A US military veteran has paid tribute to his lost troopship at the site where it was sunk during World War Two.
John Waller was with the 66th Infantry Division on the SS Leopoldville when it was torpedoed on its way from Southampton to Cherbourg in 1944.
More than 800 people drowned, but he survived despite spending 45 minutes in the sea.
Now 93, Mr Waller threw a wreath from a ferry over the wreck site. He said it had been an "emotional" experience.
News of the sinking, five miles off the French coast, was censored and it was decades before many families learned how their sons died.
British documents about the incident remained classified until 1996.
Mr Waller, who was 21 at the time, said he never spoke about the sinking to his family and "wiped the whole scene out of my mind".
"All I did was feel the shaking of the boat when the torpedo hit.
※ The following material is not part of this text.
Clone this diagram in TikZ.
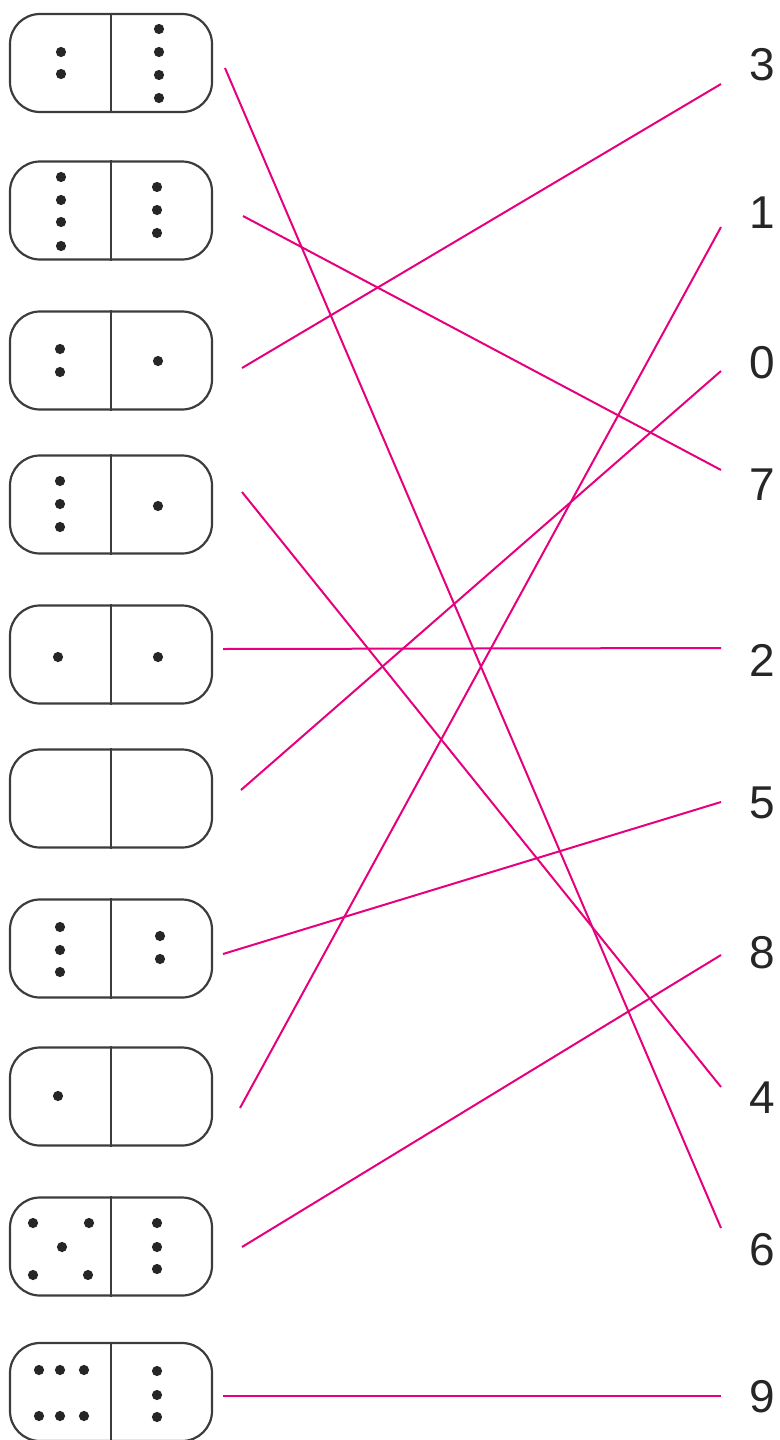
\documentclass[tikz,border=0pt]{standalone}
\usepackage{fontspec}
\setmainfont{Liberation Sans}
\definecolor{mag}{HTML}{E6007E}
\definecolor{ink}{HTML}{3C3C3C}
\begin{document}
\begin{tikzpicture}[x=0.5pt,y=-0.5pt,
  domino/.style={draw=ink, line width=1.1pt, rounded corners=15pt, minimum width=101pt, minimum height=49pt, inner sep=0pt},
  divider/.style={draw=ink, line width=0.7pt},
  pip/.style={fill=black!85},
  num/.style={font=\fontsize{23}{23}\selectfont, text=black!85, inner sep=0pt},
  link/.style={draw=mag, line width=1pt}]
\useasboundingbox (0,0) rectangle (780,1440);
\clip (0,0) rectangle (780,1440);
\newcommand{\pips}[1]{\foreach \px/\py in {#1} {\fill[pip] (\px,\py) circle[radius=2.55pt];}}
% dominoes
\foreach \i/\cy in {1/63,2/210.5,3/360.5,4/504.5,5/654.5,6/798.5,7/948.5,8/1096.5,9/1246.5,10/1392}{
  \node[domino] (d\i) at (111,\cy) {};
  \draw[divider] (d\i.north) -- (d\i.south);
}
% pips
\pips{61/52,61/74,159/29,159/52,159/75,159/98}
\pips{61/177,61/200,61/222,61/246,157/187,157/210,157/233}
\pips{60/349,60/372,158/361}
\pips{60/481,60/504,60/527,158/506}
\pips{58/657,158/657}
\pips{60/927,60/950,60/972,160/936,160/959}
\pips{58/1096}
\pips{33/1223,89/1223,62/1247,33/1275,88/1275,157/1223,157/1247,157/1269}
\pips{39/1370,60/1370,84/1370,39/1416,60/1416,84/1416,157/1371,157/1395,157/1417}
% numbers
\node[num] (n3) at (762,65) {3};
\node[num] (n1) at (762,213) {1};
\node[num] (n0) at (762,363) {0};
\node[num] (n7) at (762,485) {7};
\node[num] (n2) at (762,660) {2};
\node[num] (n5) at (762,803) {5};
\node[num] (n8) at (762,953) {8};
\node[num] (n4) at (762,1098) {4};
\node[num] (n6) at (762,1250) {6};
\node[num] (n9) at (762,1397) {9};
% connector ends
\coordinate (s1) at (225,68);
\coordinate (s2) at (243,216);
\coordinate (s3) at (242,368);
\coordinate (s4) at (242,492);
\coordinate (s5) at (223,649);
\coordinate (s6) at (241,790);
\coordinate (s7) at (223,954);
\coordinate (s8) at (240,1108);
\coordinate (s9) at (242,1247);
\coordinate (s10) at (223,1396);
\coordinate (e3) at (721,84);
\coordinate (e1) at (721,227);
\coordinate (e0) at (721,371);
\coordinate (e7) at (721,470);
\coordinate (e2) at (721,648);
\coordinate (e5) at (721,802);
\coordinate (e8) at (721,955);
\coordinate (e4) at (721,1087);
\coordinate (e6) at (721,1228);
\coordinate (e9) at (721,1396);
% connectors
\draw[link] (s1) -- (e6);
\draw[link] (s2) -- (e7);
\draw[link] (s3) -- (e3);
\draw[link] (s4) -- (e4);
\draw[link] (s5) -- (e2);
\draw[link] (s6) -- (e0);
\draw[link] (s7) -- (e5);
\draw[link] (s8) -- (e1);
\draw[link] (s9) -- (e8);
\draw[link] (s10) -- (e9);
\end{tikzpicture}
\end{document}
I walked down the side of the ship into the water," he said.
"I remember it rolling over and going down, disappearing into the sea."
He returned to Normandy for the first time since the war on a visit organised by his daughter Garland.
Passing the wreck, Brittany Ferries Barfleur stopped and passengers watched as Mr Waller threw a wreath into the sea in memory of his comrades.
Ms Waller said it had been a "spiritual closure" for her father.
"I could see what it meant to him - it brought all these memories back that he has pushed down for so many years," she added.